I coach a variety of successful women who are, not surprisingly, looking for a driven and ambitious man.

So, when they meet someone new, all they talk about is how great he is. His accomplishments, his drive, his ambition, his intelligence, his charm.

While all of these things are great…none of them make him a good partner.

None of them guarantee compatibility.

None of them mean that he’s actually a good person.

None of them mean that he will treat you right.

Yet, they get so caught up on the PERSON, that they dive in head-first, even if he’s not good for them.

That’s one of the hardest lessons to learn: You can have to good people, and they may not be good for each other.

But, it’s also one of the most important lessons. The man or woman you’re interested in could be an amazing individual, but a sub-par significant other. The two are not the same.

The fix:

Pay close attention to the things that really signal compatibility:

  • Do you share similar visions for the future?
  • Do your values and worldviews align?
  • Can you trust this person to stand by you in a time of need?
  • Are you willing to stand by THEM in a time of need?
  • Are there religious or political differences that may become a problem?
  • Do they listen to you, or just wait to respond?
  • Does your relationship go deeper than just physical attraction?
  • Are they kindhearted?
  • Would you trust them to watch your pet?

There are many aspects of a relationship that require harmony between two people in order to flourish. Someone can be great on their own, but flounder once commitment is on the horizon.

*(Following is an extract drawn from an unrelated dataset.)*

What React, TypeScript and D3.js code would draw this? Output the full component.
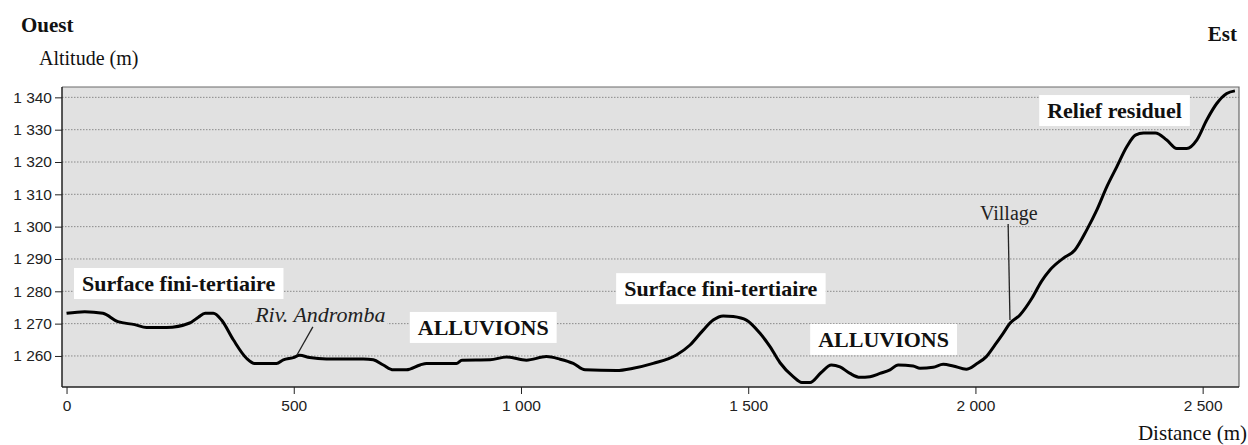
import React, { useRef, useEffect } from 'react';
import * as d3 from 'd3';

// Profile: distance (m) -> altitude (m)
const distances = [
  0, 40, 80, 113, 150, 176, 220, 271, 290, 305, 323, 341, 367, 396, 414, 462, 477, 499,
  513, 535, 572, 653, 675, 697, 719, 748, 778, 792, 858, 870, 932, 968, 1012, 1056, 1086,
  1115, 1141, 1210, 1247, 1291, 1342, 1372, 1401, 1423, 1445, 1467, 1496, 1526, 1548, 1570,
  1599, 1618, 1636, 1660, 1683, 1702, 1724, 1746, 1768, 1790, 1812, 1830, 1863, 1878, 1907,
  1929, 1951, 1980, 2002, 2024, 2043, 2061, 2076, 2098, 2125, 2145, 2164, 2193, 2219, 2245,
  2267, 2289, 2311, 2333, 2352, 2370, 2396, 2421, 2443, 2465, 2487, 2509, 2531, 2553, 2571,
];
const altitudes = [
  1273.2, 1273.7, 1273.2, 1270.6, 1269.7, 1268.8, 1268.8, 1270.2, 1272.0, 1273.2, 1273.2,
  1271.1, 1265.0, 1259.3, 1257.7, 1257.7, 1258.8, 1259.5, 1260.2, 1259.5, 1259.1, 1259.1,
  1258.8, 1257.2, 1255.7, 1255.7, 1257.2, 1257.7, 1257.7, 1258.7, 1258.8, 1259.7, 1258.7,
  1259.8, 1259.0, 1257.7, 1255.7, 1255.5, 1256.2, 1257.7, 1260.3, 1263.4, 1268.0, 1271.1,
  1272.4, 1272.2, 1271.1, 1267.0, 1262.9, 1257.9, 1253.6, 1251.8, 1251.8, 1254.8, 1257.2,
  1256.6, 1254.6, 1253.4, 1253.6, 1254.6, 1255.7, 1257.2, 1256.9, 1256.2, 1256.5, 1257.4,
  1256.9, 1255.9, 1257.5, 1259.8, 1263.4, 1267.0, 1270.1, 1272.7, 1278.0, 1283.0, 1286.6,
  1290.2, 1292.8, 1299.0, 1305.1, 1312.3, 1318.5, 1324.7, 1328.3, 1329.0, 1329.0, 1326.8,
  1324.2, 1324.2, 1326.8, 1333.0, 1338.1, 1341.2, 1342.0,
];

const altitudeTicks = [1260, 1270, 1280, 1290, 1300, 1310, 1320, 1330, 1340];
const distanceTicks = [0, 500, 1000, 1500, 2000, 2500];

// Boxed zone labels, anchored at (distance, altitude) of their text start / baseline
const zoneLabels = ['Surface fini-tertiaire', 'ALLUVIONS', 'Surface fini-tertiaire', 'ALLUVIONS', 'Relief residuel'];
const zoneDistances = [34, 773, 1227, 1654, 2158];
const zoneAltitudes = [1280.1, 1266.5, 1278.5, 1262.8, 1333.6];

// Callouts: label position and the point the pointer line goes to
const calloutLabels = ['Riv. Andromba', 'Village'];
const calloutDistances = [415, 2010];
const calloutAltitudes = [1270.5, 1302.1];
const pointerFrom = [[542, 1269], [2072, 1300.8]];
const pointerTo = [[507, 1260.3], [2076, 1271.1]];

const W = 1248;
const H = 445;
const plot = { left: 62, right: 1239, top: 87, bottom: 387 };
const plotBg = '#e1e1e1';
const serif = '"Liberation Serif", "Times New Roman", serif';
const sans = '"Liberation Sans", Arial, sans-serif';

const fmt = d3.formatLocale({ decimal: ',', thousands: ' ', grouping: [3], currency: ['', ''] }).format(',');

const App: React.FC = () => {
  const svgRef = useRef<SVGSVGElement>(null);

  useEffect(() => {
    const svg = d3.select(svgRef.current);
    svg.selectAll('*').remove();

    const x = d3.scaleLinear().domain([-10, 2580]).range([plot.left, plot.right]);
    const y = d3.scaleLinear().domain([1250.4, 1343.2]).range([plot.bottom, plot.top]);

    // plot background
    svg.append('rect')
      .attr('x', plot.left).attr('y', plot.top)
      .attr('width', plot.right - plot.left).attr('height', plot.bottom - plot.top)
      .attr('fill', plotBg);

    // dotted grid
    svg.selectAll('.grid')
      .data(altitudeTicks)
      .enter().append('line')
      .attr('class', 'grid')
      .attr('x1', plot.left).attr('x2', plot.right)
      .attr('y1', d => y(d)).attr('y2', d => y(d))
      .attr('stroke', '#8a8a8a')
      .attr('stroke-width', 1)
      .attr('stroke-dasharray', '1.5,1.5');

    // frame top / right
    svg.append('path')
      .attr('d', `M${plot.left},${plot.top}H${plot.right}V${plot.bottom}`)
      .attr('fill', 'none')
      .attr('stroke', '#6a6a6a')
      .attr('stroke-width', 1.2);

    // axes
    const yAxis = svg.append('g')
      .attr('transform', `translate(${plot.left},0)`)
      .call(d3.axisLeft(y).tickValues(altitudeTicks).tickSize(7).tickPadding(3).tickFormat(d => fmt(d as number)));
    const xAxis = svg.append('g')
      .attr('transform', `translate(0,${plot.bottom})`)
      .call(d3.axisBottom(x).tickValues(distanceTicks).tickSize(7).tickPadding(6).tickFormat(d => fmt(d as number)));

    [yAxis, xAxis].forEach(ax => {
      ax.select('.domain').attr('stroke', '#222').attr('stroke-width', 1.5);
      ax.selectAll('.tick line').attr('stroke', '#222');
      ax.selectAll('text')
        .attr('fill', '#222')
        .style('font-family', sans)
        .style('font-size', '15.5px');
    });
    xAxis.select('.domain').attr('d', `M${plot.left},0H${plot.right}`);
    yAxis.select('.domain').attr('d', `M0,${plot.top}V${plot.bottom}`);

    // profile
    const line = d3.line<number>()
      .x((_, i) => x(distances[i]))
      .y(d => y(d))
      .curve(d3.curveMonotoneX);

    svg.append('path')
      .datum(altitudes)
      .attr('fill', 'none')
      .attr('stroke', '#000')
      .attr('stroke-width', 3)
      .attr('stroke-linejoin', 'round')
      .attr('d', line);

    // callouts
    calloutLabels.forEach((t, i) => {
      const g = svg.append('g');
      const bg = g.append('rect');
      const txt = g.append('text')
        .attr('x', x(calloutDistances[i]))
        .attr('y', y(calloutAltitudes[i]))
        .attr('fill', '#222')
        .style('font-family', serif)
        .style('font-size', i === 0 ? '22px' : '20px')
        .style('font-style', i === 0 ? 'italic' : 'normal')
        .text(t);
      if (i === 0) {
        const b = (txt.node() as SVGTextElement).getBBox();
        bg.attr('x', b.x - 2).attr('y', b.y + 4).attr('width', b.width + 4).attr('height', b.height - 6)
          .attr('fill', plotBg);
      }
      g.append('line')
        .attr('x1', x(pointerFrom[i][0])).attr('y1', y(pointerFrom[i][1]))
        .attr('x2', x(pointerTo[i][0])).attr('y2', y(pointerTo[i][1]))
        .attr('stroke', '#222')
        .attr('stroke-width', 1.3);
    });

    // boxed zone labels
    zoneLabels.forEach((t, i) => {
      const g = svg.append('g');
      const box = g.append('rect').attr('fill', '#fff');
      const txt = g.append('text')
        .attr('x', x(zoneDistances[i]))
        .attr('y', y(zoneAltitudes[i]))
        .attr('fill', '#111')
        .style('font-family', serif)
        .style('font-size', '22px')
        .style('font-weight', 'bold')
        .text(t);
      const b = (txt.node() as SVGTextElement).getBBox();
      box.attr('x', b.x - 8).attr('y', b.y - 3).attr('width', b.width + 16).attr('height', b.height + 6);
    });

    // titles outside the plot
    const outer = [
      { t: 'Ouest', x: 21, y: 32, bold: true, anchor: 'start', size: 21 },
      { t: 'Altitude (m)', x: 39, y: 65, bold: false, anchor: 'start', size: 20 },
      { t: 'Est', x: 1237, y: 41, bold: true, anchor: 'end', size: 21 },
      { t: 'Distance (m)', x: 1247, y: 440, bold: false, anchor: 'end', size: 21 },
    ];
    svg.selectAll('.outer')
      .data(outer)
      .enter().append('text')
      .attr('class', 'outer')
      .attr('x', d => d.x)
      .attr('y', d => d.y)
      .attr('text-anchor', d => d.anchor)
      .attr('fill', '#111')
      .style('font-family', serif)
      .style('font-size', d => `${d.size}px`)
      .style('font-weight', d => (d.bold ? 'bold' : 'normal'))
      .text(d => d.t);
  }, []);

  return (
    <svg
      ref={svgRef}
      width={W}
      height={H}
      style={{ position: 'absolute', left: 0, top: 0, background: '#fff' }}
    />
  );
};

export default App;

Understanding that this is always a risk of starting something new, is a key piece of knowing whether you need to walk away, or if it’s safe to continue.

It’s paramount to make sure your investment in someone is on par with their investment in you. Not just because of how you feel about them, but because of how your union works to be greater than the sum of its parts.

Being a giver in a relationship is not a bad thing, and none of this means that you should stop being your genuine, caring, generous self. What it does mean, though, is that if you consistently find yourself being taken advantage of, then raising the standards for the people you let into your life.

Romance is not dead, it is simply reserved for those who raise the standards for those they give their time to.

James Michael Sama is an internationally recognized speaker, author, and personal development coach.

Finding success in creating hundreds of viral articles and videos on building limitless confidence and healthier relationships, James has accumulated over 38 million visitors to his website and a collective social media following of over 400,000.

James speaks at live events and in the media across the U.S. and has become a go-to expert with outlets such as CNN, Bravo, The New York Post, The Huffington Post, The Daily Beast, CNBC, The Boston Globe, CBS, and more.

1 Comment

  1. Lonstermash (@reallonstermash) on September 19, 2021 at 6:53 pm

    Good article!!! Number 3 really hits home for me, as I feel that many successful (often times workaholic) women I have met were so overly consumed with finding some even more successful and driven than they are, let alone as successful and driven, that they overlooked the fundamentals of a solid relationship— actually BEING in each other’s lives, spending a good amount of time together (none of these once a week “committed relationships” that are essentially glorified booty calls, in my opinion), prioritizing each other, and building a potential life together, In actuality, they wanted a boyfriend the way they wanted an accessory.